- Vergel in 1960
- Born: Erlinda Gaerlan Asturias June 7, 1927 Ermita, Manila, Philippine Islands
- Died: May 20, 1992 (aged 64) Philippines
- Resting place: Garden Of The Divine Word, Christ the King Mission Seminary, Quezon City
- Occupation: Actress
- Spouse: Cesar Ramirez ​(m. 1953)​
- Children: 5 (inc. Ace and Beverly)

= Alicia Vergel =

Filipino actress

Alicia Vergel (born Erlinda Gaerlan Asturias-Aguilar; June 7, 1927 – May 20, 1992), was a Filipino actress, film producer, entrepreneur and politician. She was known for playing fiesty, strong-willed characters and was famous for her portrayals in films of varying genres. She was the first recipient of FAMAS Award for Best Actress and Maria Clara Award for Best Supporting Actress.

==Early career==
Vergel's film credits include Diwani opposite César Ramirez, MN with Carmen Rosales as her arch-enemy, Balisong with Ramon Revilla and Madame X with Gloria Romero as her daughter. She participated in the unfinished film Bibingka'y Masarap under Sampaguita Pictures in the late 40s. Her performance as Orang in Basahang Ginto won Vergel the first FAMAS Award for Best Actress in 1952.
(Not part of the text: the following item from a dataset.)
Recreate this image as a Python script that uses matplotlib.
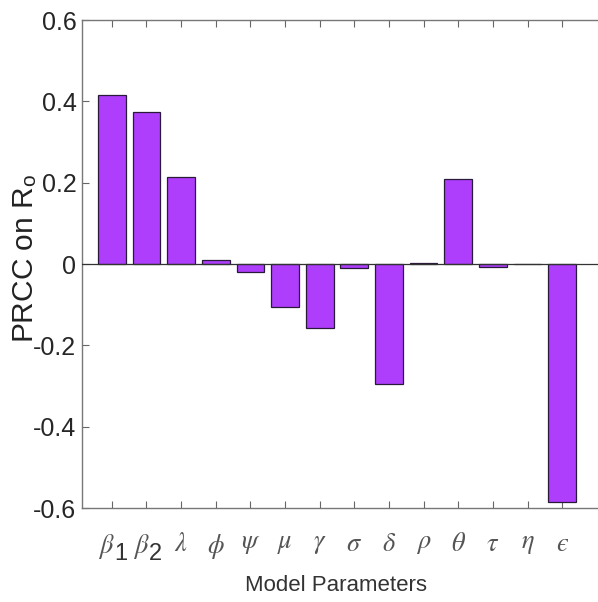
import numpy as np
import matplotlib
matplotlib.use('Agg')
import matplotlib.pyplot as plt
from matplotlib import font_manager
import matplotlib.transforms as mtransforms

# PRCC values
param_symbols = [r'$\beta$', r'$\beta$', r'$\lambda$', r'$\phi$', r'$\psi$', r'$\mu$',
                 r'$\gamma$', r'$\sigma$', r'$\delta$', r'$\rho$', r'$\theta$', r'$\tau$',
                 r'$\eta$', '$\u03f5$']
param_subscripts = ['1', '2', '', '', '', '', '', '', '', '', '', '', '', '']
prcc_values = [0.416, 0.374, 0.214, 0.010, -0.020, -0.106, -0.157, -0.010,
               -0.295, 0.003, 0.209, -0.008, -0.001, -0.584]
y_ticks = [-0.6, -0.4, -0.2, 0, 0.2, 0.4, 0.6]
y_tick_labels = ['-0.6', '-0.4', '-0.2', '0', '0.2', '0.4', '0.6']

names = {f.name for f in font_manager.fontManager.ttflist}
narrow = 'Liberation Sans Narrow' in names
if narrow:
    plt.rcParams['font.family'] = ['Liberation Sans Narrow', 'DejaVu Sans']
    ytick_size, xlabel_size, sub_size = 20, 18, 19
else:
    plt.rcParams['font.family'] = ['Liberation Sans', 'DejaVu Sans']
    ytick_size, xlabel_size, sub_size = 18, 16, 17
plt.rcParams['mathtext.fontset'] = 'custom'
plt.rcParams['mathtext.rm'] = 'Liberation Sans'
plt.rcParams['mathtext.sf'] = 'Liberation Sans'
plt.rcParams['mathtext.it'] = 'STIXGeneral:italic'

fig = plt.figure(figsize=(5.98, 6.02), dpi=100)
ax = fig.add_axes([0.1371, 0.1561, 0.8784, 0.8106])

x = np.arange(1, len(prcc_values) + 1)
ax.bar(x, prcc_values, width=0.8, color='#AE3EFB', edgecolor='#2a1a3a', linewidth=0.9, zorder=2)
ax.axhline(0, color='#333333', linewidth=0.9, zorder=3)

ax.set_xlim(0.14, 15.3)
ax.set_ylim(-0.6, 0.6)
ax.set_xticks(x)
ax.set_xticklabels([''] * len(x))
ax.set_yticks(y_ticks)
ax.set_yticklabels(y_tick_labels, fontsize=ytick_size, color='#262626')

# parameter symbols under the ticks, subscripts drawn at full size as in the original
trans = mtransforms.blended_transform_factory(ax.transData, ax.transAxes)
for xi, sym, sub in zip(x, param_symbols, param_subscripts):
    if sub:
        ax.annotate(sym, xy=(xi, 0), xycoords=trans, xytext=(2, -17), textcoords='offset points',
                    ha='right', va='top', fontsize=19, color='#555555', annotation_clip=False)
        ax.annotate(sub, xy=(xi, 0), xycoords=trans, xytext=(2, -25), textcoords='offset points',
                    ha='left', va='top', fontsize=sub_size, color='#333333', annotation_clip=False)
    else:
        ax.annotate(sym, xy=(xi, 0), xycoords=trans, xytext=(0, -17), textcoords='offset points',
                    ha='center', va='top', fontsize=19, color='#555555', annotation_clip=False)

ax.tick_params(direction='in', length=5, width=0.8, color='#666666', top=True, right=True)
ax.tick_params(axis='y', pad=4)
for side in ('left', 'bottom', 'top', 'right'):
    ax.spines[side].set_color('#777777')
    ax.spines[side].set_linewidth(1.0)

ax.set_ylabel(r'PRCC on R$_{\mathrm{o}}$', fontsize=21.5, color='#222222')
ax.yaxis.set_label_coords(-0.0819, 0.511)
ax.set_xlabel('Model Parameters', fontsize=xlabel_size, color='#333333')
ax.xaxis.set_label_coords(0.4835, -0.1373)

fig.savefig('out.png', dpi=100)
In 1977, she starred as the widowed and retired principal and teacher coping up with the demands of aging in Lotus Productions' Inay directed by Lino Brocka. The film was an entry in the Metro Manila Film festival and earned her an acting nomination for lead actress.

In the 1987 film Saan Nagtatago ang Pag-ibig?, she portrayed the role of Señora Pacing as Ricky Davao's aristocratic and strict grandmother.

==Politics==
In 1986, Vergel campaigned for the reelection of president Ferdinand Marcos in the 1986 snap election.
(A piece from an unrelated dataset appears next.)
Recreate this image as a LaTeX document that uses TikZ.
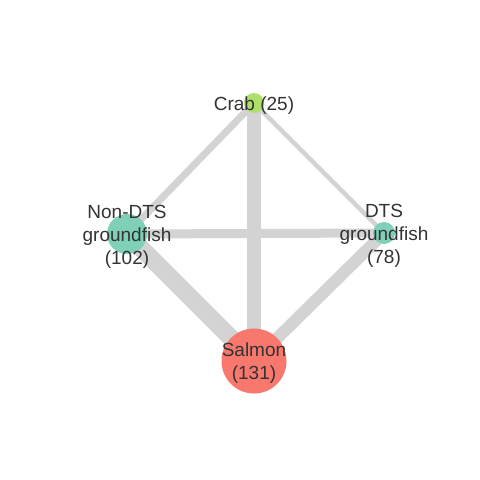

During the late 1980s until the early 1990s, Vergel was barangay captain in Barangay Manresa, Quezon City.

==Personal life and death==
Vergel had a child, Tomas Aguilar, known as "Boy Vergel" who was killed in a notorious street fight in 1962.

She then married Sampaguita Pictures' leading man César Ramirez. They had two children: Ace Vergel and Beverly Vergel, actress, acting teacher and currently director of the ABS-CBN Center for Communication Arts, Inc. Vergel and Ramirez separated; Vergel married another man and had another child, Mike.

Vergel died of natural causes on May 20, 1992, she was 64.

==Legacy==
She was posthumously inducted to the Eastwood City Walk of Fame Philippines in December 2006.

==Filmography==
- 1937 - Teniente Rosario
- 1949 - Bibingka'y Masarap(unreleased)
- 1949 - Milagro ng Birhen ng mga Rosas
- 1949 - Teniente Ramirez
- 1950 - Huling Patak ng Dugo
- 1950 - Mapuputing Kamay
- 1951 - Bernardo Carpio as Luningning
- 1952 - Basahang Ginto as Orang
- 1952 - Hiram na Mukha
- 1952 - Madame X
- 1953 - Diwani
- 1954 - Aristokrata as Marieta Solomon
- 1954 - Eskandalosa
- 1954 - MN as Ada
- 1954 - Ukala: Ang Walang Suko
- 1955 - Artista
- 1955 - Balisong
- 1955 - Kuripot
- 1955 - Lupang Kayumanggi
- 1955 - Mambo-Dyambo
- 1956 - Taong Putik
- 1957 - Kahariang Bato
- 1957 - Maskara
- 1958 - Anak ng Lasengga
- 1958 - Cavalry Command as Laura
- 1958 - Obra Maestra (segment "Macao")
- 1960 - Kadenang Putik
- 1961 - Konsiyerto ng Kamatayan (segment "Noche Azul")
- 1965 - Tagani
- 1976 - Tatlong Kasalanan
- 1977 - Inay as the title character
- 1985 - Jandro Nakpil: Halang ang Kaluluwa
- 1985 - Victor Lopez Jr.
- 1987 - Saan Nagtatago ang Pag-Ibig?
- 1988 - Isusumbong Kita sa Diyos
- 1989 - Bakit Iisa Lamang ang Puso?